¿Hay algo aún sobre esta tierra que escape a la duda, aparte de la muerte —la única cosa segura en este mundo? Continuar viviendo dudando de todo es una paradoja no demasiado trágica, dado que la duda es mucho menos intensa, mucho más soportable que la desesperación. La duda más frecuente es la abstracta, en la cual no se implica más que una parte del ser, contrariamente a la desesperación, en la que la participación es visceral y total. Comparado con la desesperación —fenómeno tan extraño y tan complejo—, el escepticismo se caracteriza por una especie de diletantismo, de superficialidad. Por mucho que yo dude de todo y oponga al mundo una sonrisa de desprecio, seguiré comiendo, durmiendo tranquilamente o amando. En la desesperación, cuya profundidad sólo se comprende experimentándola, esos actos son únicamente posibles mediante grandes esfuerzos y sufrimientos. En las cimas de la desesperación nadie tiene ya derecho a dormir. De ahí que un auténtico desesperado no olvide jamás nada de su tragedia: su conciencia preserva la dolorosa actualidad de su miseria subjetiva. La duda es una inquietud vinculada a los problemas y a las cosas, y procede del carácter insoluble de toda gran interrogación. Si los problemas esenciales pudieran ser resueltos, el escéptico volvería a su estado normal. ¡Qué diferente la situación del desesperado, al que la resolución de todos los problemas no volvería menos inquieto, pues su inquietud brota de la estructura misma de su ser! En la desesperación, la ansiedad es inmanente a la existencia; no se trata en ella en absoluto de problemas, sino de convulsiones y de llamas interiores que torturan. Se puede lamentar que nada sea resuelto en este mundo; nadie, sin embargo, se ha suicidado nunca por ello; la inquietud filosófica influye poco en la inquietud total de nuestro ser. Prefiero mil veces más una existencia dramática, atormentada por el destino y sometida al suplicio de las llamas más ardientes, que la existencia de un hombre abstracto, obsesionado por interrogantes no menos abstractas que sólo le afectan superficialmente.

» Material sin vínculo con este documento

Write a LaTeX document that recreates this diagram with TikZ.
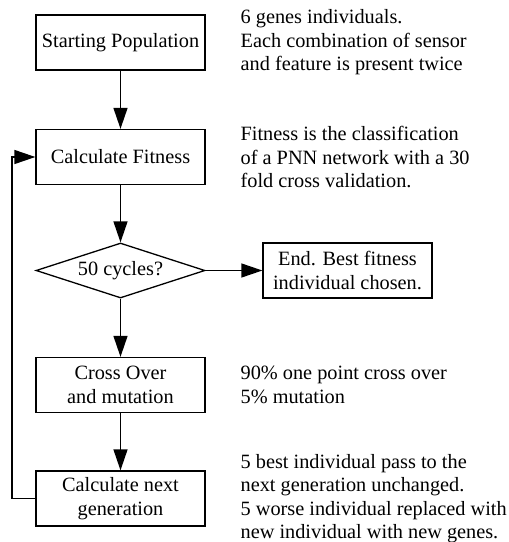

Desprecio la ausencia de riesgo, de locura y de pasión en la vida. ¡Qué fecundo, por el contrario, es un pensamiento vivo y apasionado, irrigado por el lirismo! ¡Qué dramático e interesante resulta el proceso mediante el cual espíritus atormentados en un primer momento por problemas puramente intelectuales e impersonales, espíritus objetivos hasta el olvido de sí mismos, habiendo sido sorprendidos por la enfermedad y el sufrimiento, son fatalmente obligados a reflexionar sobre su subjetividad y sobre las experiencias que deben afrontar! Los seres objetivos y activos no hallan en sí mismos suficientes recursos para convertir su destino en un problema. Para que éste se vuelva subjetivo y universal a la vez, hay que descender uno a uno todos los peldaños de un infierno interior. Mientras no nos hallemos reducidos a cenizas, podremos hacer filosofía lírica —una filosofía en la que la idea tiene raíces tan profundas como la poesía.
Tenemos acceso entonces a una forma superior de existencia, en la que el mundo y sus problemas inextricables ni siquiera merecen ya el desprecio.
No se trata en absoluto de una cuestión de excelencia o de valor particular del individuo; sucede, simplemente, que nada, excepto nuestra agonía personal, nos interesa ya a partir de ese momento.